By Philippe Teston
“Hey, want to take picture?” shouted the blind hunchbacked native. He motioned us over to the rock on which he was sitting, overlooking vast rice terraces in the distance. He is a member of the ancient Ifugao tribe. Despite his affinity for photography, the man was preserved in a time capsule. The Ifugao have inhabited this mountain region in the Philippines for thousands of years. Sheltered from the developing world, the Ifugao people and the splendor of the Banaue rice terraces represent a much simpler time.
Looking out toward the mountainside, the immensity of the terraces is overwhelming. The rice terraces cover over four thousand square miles of land etched into mountains. With varying shades of green and yellow rice painting the peaks, the sight of the terraces and the easy-going natives create a sanctuary for the tourist looking to get away.
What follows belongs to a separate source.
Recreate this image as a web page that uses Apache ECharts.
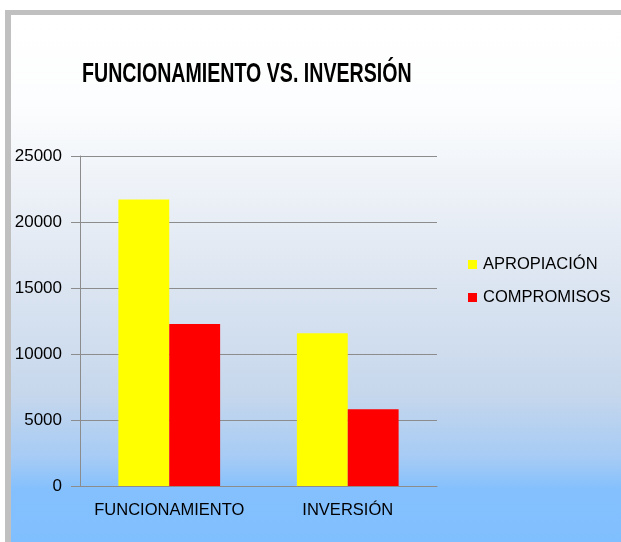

Banaue provides a welcome escape from the intense heat of other places in the Philippines. It is unusually cold, with temperatures averaging between 65 and 75 degrees Fahrenheit. The temperature is not the only reason to visit, their beauty and ingenuity are incentives all their own.
A feat of engineering even by today’s standards, the Ifugao tribe shaped the mountains of Banaue into rice terraces that rose thousands of feet above the ground over two millenia ago. They used only basic hand tools and elbow grease. Today, the region is a UNESCO world heritage site, which will effectively protect it from over-commercialization and preserve its unique tranquility. The Ifugao people continue to harvest rice from the fields using traditional methods, scurrying up and down ladders to terraces above and below. Unfortunately, because of the increasing popularity of Banaue, the terraces show signs of deterioration and constantly require repair.
Banaue, much like the Ifugao people, has resisted the progress of the contemporary world. As a result, modern conveniences such as roads and running water are few and far between. This, however, contributes to the beauty of the region – its simplicity and humble habitat serves as an oasis from the chaotic world just outside of the mountain range. Influenced by the calming backdrop of the rice terraces, native Ifugaos are extremely friendly and willing to go out of their way to accommodate the thousands of tourists who frequent the terraces each year. But their friendly demeanor hides a grim past. Up until the beginning of the twentieth century, Ifugaos participated in ritual headhunting, sacrificing people to appease their rice god.
For anyone who is looking for a place to visit that is out of the ordinary, the Banaue rice terraces are ideal. Tucked away deep in the mountains of the Philippines, Banaue and the mystical Ifugao people offer a refreshing escape from the modern world. Of course, that doesn’t mean that the Ifugaos don’t like taking pictures. The old man, like the rest of the Ifugao tribe, relishes the chance to preserve his heritage through our photographs.